* **Problem**
Make an exact copy of the data below, leaving out every picture.

* **Supplied material**

** start **

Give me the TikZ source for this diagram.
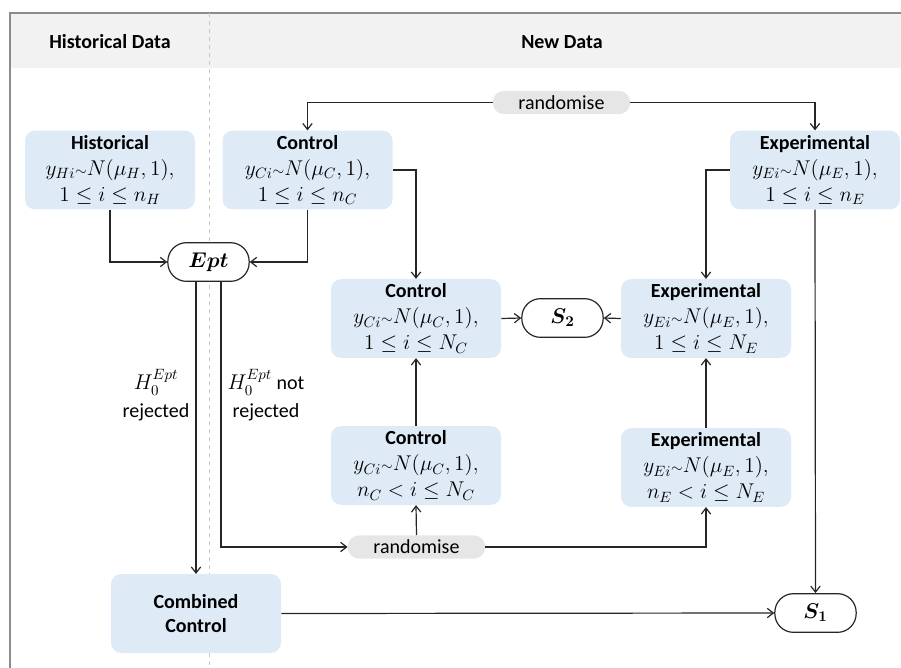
\RequirePackage{fix-cm}
\documentclass[tikz,border=0pt]{standalone}
\usepackage{amsmath,bm}
\usepackage{fontspec}
\setmainfont{Carlito}
\usetikzlibrary{arrows.meta}
\definecolor{boxblue}{RGB}{222,234,246}
\definecolor{pillgray}{RGB}{230,230,230}
\definecolor{bandgray}{RGB}{242,242,242}
\definecolor{linec}{RGB}{38,38,38}
\definecolor{framec}{RGB}{140,140,140}
\definecolor{dashc}{RGB}{200,200,200}
\newcommand{\tld}{\mathord{\scriptstyle\sim}}
\newcommand{\mymath}[1]{{\fontsize{16}{19.5}\selectfont$#1$}}
\begin{document}
\begin{tikzpicture}[x=0.75pt,y=-0.75pt,
  font=\fontsize{15}{19.5}\selectfont,
  box/.style={fill=boxblue, rounded corners=7.5pt, minimum width=127.5pt, minimum height=59pt, align=center, inner sep=1pt},
  pill/.style={draw=linec, line width=0.9pt, fill=white, rounded corners=14pt, minimum width=61pt, minimum height=29pt, inner sep=0pt},
  rpill/.style={fill=pillgray, rounded corners=8.5pt, minimum width=103pt, minimum height=17.5pt, inner sep=0pt},
  arr/.style={draw=linec, line width=0.9pt, -{Straight Barb[length=4.5pt,width=7pt]}},
  lbl/.style={align=center, font=\fontsize{15}{21}\selectfont}
]
\useasboundingbox (0,0) rectangle (901,668);
% frame and header
\fill[bandgray] (10,13) rectangle (901,68);
\draw[framec, line width=0.8pt] (10,668) -- (10,13) -- (901,13);
\draw[dashc, dashed, line width=0.6pt] (209,13) -- (209,668);
\node[font=\bfseries\fontsize{15}{18}\selectfont] (hh) at (110,42) {Historical Data};
\node[font=\bfseries\fontsize{15}{18}\selectfont] (hn) at (562,42) {New Data};

% nodes
\node[box] (hist) at (110,170) {\textbf{Historical}\\ \mymath{y_{Hi}\tld N(\mu_H,1),}\\ \mymath{1\le i\le n_H}};
\node[box] (ctop) at (307.5,170) {\textbf{Control}\\ \mymath{y_{Ci}\tld N(\mu_C,1),}\\ \mymath{1\le i\le n_C}};
\node[box] (etop) at (815,170) {\textbf{Experimental}\\ \mymath{y_{Ei}\tld N(\mu_E,1),}\\ \mymath{1\le i\le n_E}};
\node[rpill] (rtop) at (561.5,102.5) {randomise};
\node[pill] (ept) at (208.5,262) {\mymath{\bm{Ept}}};
\node[box] (cmid) at (416,318.5) {\textbf{Control}\\ \mymath{y_{Ci}\tld N(\mu_C,1),}\\ \mymath{1\le i\le N_C}};
\node[box] (emid) at (706,318.5) {\textbf{Experimental}\\ \mymath{y_{Ei}\tld N(\mu_E,1),}\\ \mymath{1\le i\le N_E}};
\node[pill] (s2) at (562.5,318) {\mymath{\bm{S_2}}};
\node[box] (clow) at (416,465.5) {\textbf{Control}\\ \mymath{y_{Ci}\tld N(\mu_C,1),}\\ \mymath{n_C< i\le N_C}};
\node[box] (elow) at (706,467.5) {\textbf{Experimental}\\ \mymath{y_{Ei}\tld N(\mu_E,1),}\\ \mymath{n_E< i\le N_E}};
\node[rpill] (rbot) at (416.5,547) {randomise};
\node[box, font=\bfseries\fontsize{15}{18}\selectfont] (comb) at (196,613.5) {Combined\\Control};
\node[pill] (s1) at (815.5,613) {\mymath{\bm{S_1}}};

% labels
\node[lbl] (l1) at (156,395) {\mymath{H_0^{Ept}}\\rejected};
\node[lbl] (l2) at (266,395) {\mymath{H_0^{Ept}} not\\rejected};

% connectors
\draw[arr] (rtop.west) -| (ctop.north);
\draw[arr] (rtop.east) -| (etop.north);
\draw[arr] (hist.south) |- (ept.west);
\draw[arr] (ctop.south) |- (ept.east);
\draw[arr] (ctop.east) -| (cmid.north);
\draw[arr] (etop.west) -| (emid.north);
\draw[arr] (cmid.east) -- (s2.west);
\draw[arr] (emid.west) -- (s2.east);
\draw[arr] (clow.north) -- (cmid.south);
\draw[arr] (elow.north) -- (emid.south);
\draw[arr] (rbot.north) -- (clow.south);
\draw[arr] (rbot.east) -| (elow.south);
\draw[arr] (comb.north |- ept.south) -- (comb.north);
\draw[arr] ([xshift=9.4pt]ept.south) |- (rbot.west);
\draw[arr] (comb.east) -- (s1.west);
\draw[arr] (etop.south) -- (s1.north);
\end{tikzpicture}
\end{document}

** end **

* **Task result**
Give me the TikZ source for this diagram.
\RequirePackage{fix-cm}
\documentclass[tikz,border=0pt]{standalone}
\usepackage{amsmath,bm}
\usepackage{fontspec}
\setmainfont{Carlito}
\usetikzlibrary{arrows.meta}
\definecolor{boxblue}{RGB}{222,234,246}
\definecolor{pillgray}{RGB}{230,230,230}
\definecolor{bandgray}{RGB}{242,242,242}
\definecolor{linec}{RGB}{38,38,38}
\definecolor{framec}{RGB}{140,140,140}
\definecolor{dashc}{RGB}{200,200,200}
\newcommand{\tld}{\mathord{\scriptstyle\sim}}
\newcommand{\mymath}[1]{{\fontsize{16}{19.5}\selectfont$#1$}}
\begin{document}
\begin{tikzpicture}[x=0.75pt,y=-0.75pt,
  font=\fontsize{15}{19.5}\selectfont,
  box/.style={fill=boxblue, rounded corners=7.5pt, minimum width=127.5pt, minimum height=59pt, align=center, inner sep=1pt},
  pill/.style={draw=linec, line width=0.9pt, fill=white, rounded corners=14pt, minimum width=61pt, minimum height=29pt, inner sep=0pt},
  rpill/.style={fill=pillgray, rounded corners=8.5pt, minimum width=103pt, minimum height=17.5pt, inner sep=0pt},
  arr/.style={draw=linec, line width=0.9pt, -{Straight Barb[length=4.5pt,width=7pt]}},
  lbl/.style={align=center, font=\fontsize{15}{21}\selectfont}
]
\useasboundingbox (0,0) rectangle (901,668);
% frame and header
\fill[bandgray] (10,13) rectangle (901,68);
\draw[framec, line width=0.8pt] (10,668) -- (10,13) -- (901,13);
\draw[dashc, dashed, line width=0.6pt] (209,13) -- (209,668);
\node[font=\bfseries\fontsize{15}{18}\selectfont] (hh) at (110,42) {Historical Data};
\node[font=\bfseries\fontsize{15}{18}\selectfont] (hn) at (562,42) {New Data};

% nodes
\node[box] (hist) at (110,170) {\textbf{Historical}\\ \mymath{y_{Hi}\tld N(\mu_H,1),}\\ \mymath{1\le i\le n_H}};
\node[box] (ctop) at (307.5,170) {\textbf{Control}\\ \mymath{y_{Ci}\tld N(\mu_C,1),}\\ \mymath{1\le i\le n_C}};
\node[box] (etop) at (815,170) {\textbf{Experimental}\\ \mymath{y_{Ei}\tld N(\mu_E,1),}\\ \mymath{1\le i\le n_E}};
\node[rpill] (rtop) at (561.5,102.5) {randomise};
\node[pill] (ept) at (208.5,262) {\mymath{\bm{Ept}}};
\node[box] (cmid) at (416,318.5) {\textbf{Control}\\ \mymath{y_{Ci}\tld N(\mu_C,1),}\\ \mymath{1\le i\le N_C}};
\node[box] (emid) at (706,318.5) {\textbf{Experimental}\\ \mymath{y_{Ei}\tld N(\mu_E,1),}\\ \mymath{1\le i\le N_E}};
\node[pill] (s2) at (562.5,318) {\mymath{\bm{S_2}}};
\node[box] (clow) at (416,465.5) {\textbf{Control}\\ \mymath{y_{Ci}\tld N(\mu_C,1),}\\ \mymath{n_C< i\le N_C}};
\node[box] (elow) at (706,467.5) {\textbf{Experimental}\\ \mymath{y_{Ei}\tld N(\mu_E,1),}\\ \mymath{n_E< i\le N_E}};
\node[rpill] (rbot) at (416.5,547) {randomise};
\node[box, font=\bfseries\fontsize{15}{18}\selectfont] (comb) at (196,613.5) {Combined\\Control};
\node[pill] (s1) at (815.5,613) {\mymath{\bm{S_1}}};

% labels
\node[lbl] (l1) at (156,395) {\mymath{H_0^{Ept}}\\rejected};
\node[lbl] (l2) at (266,395) {\mymath{H_0^{Ept}} not\\rejected};

% connectors
\draw[arr] (rtop.west) -| (ctop.north);
\draw[arr] (rtop.east) -| (etop.north);
\draw[arr] (hist.south) |- (ept.west);
\draw[arr] (ctop.south) |- (ept.east);
\draw[arr] (ctop.east) -| (cmid.north);
\draw[arr] (etop.west) -| (emid.north);
\draw[arr] (cmid.east) -- (s2.west);
\draw[arr] (emid.west) -- (s2.east);
\draw[arr] (clow.north) -- (cmid.south);
\draw[arr] (elow.north) -- (emid.south);
\draw[arr] (rbot.north) -- (clow.south);
\draw[arr] (rbot.east) -| (elow.south);
\draw[arr] (comb.north |- ept.south) -- (comb.north);
\draw[arr] ([xshift=9.4pt]ept.south) |- (rbot.west);
\draw[arr] (comb.east) -- (s1.west);
\draw[arr] (etop.south) -- (s1.north);
\end{tikzpicture}
\end{document}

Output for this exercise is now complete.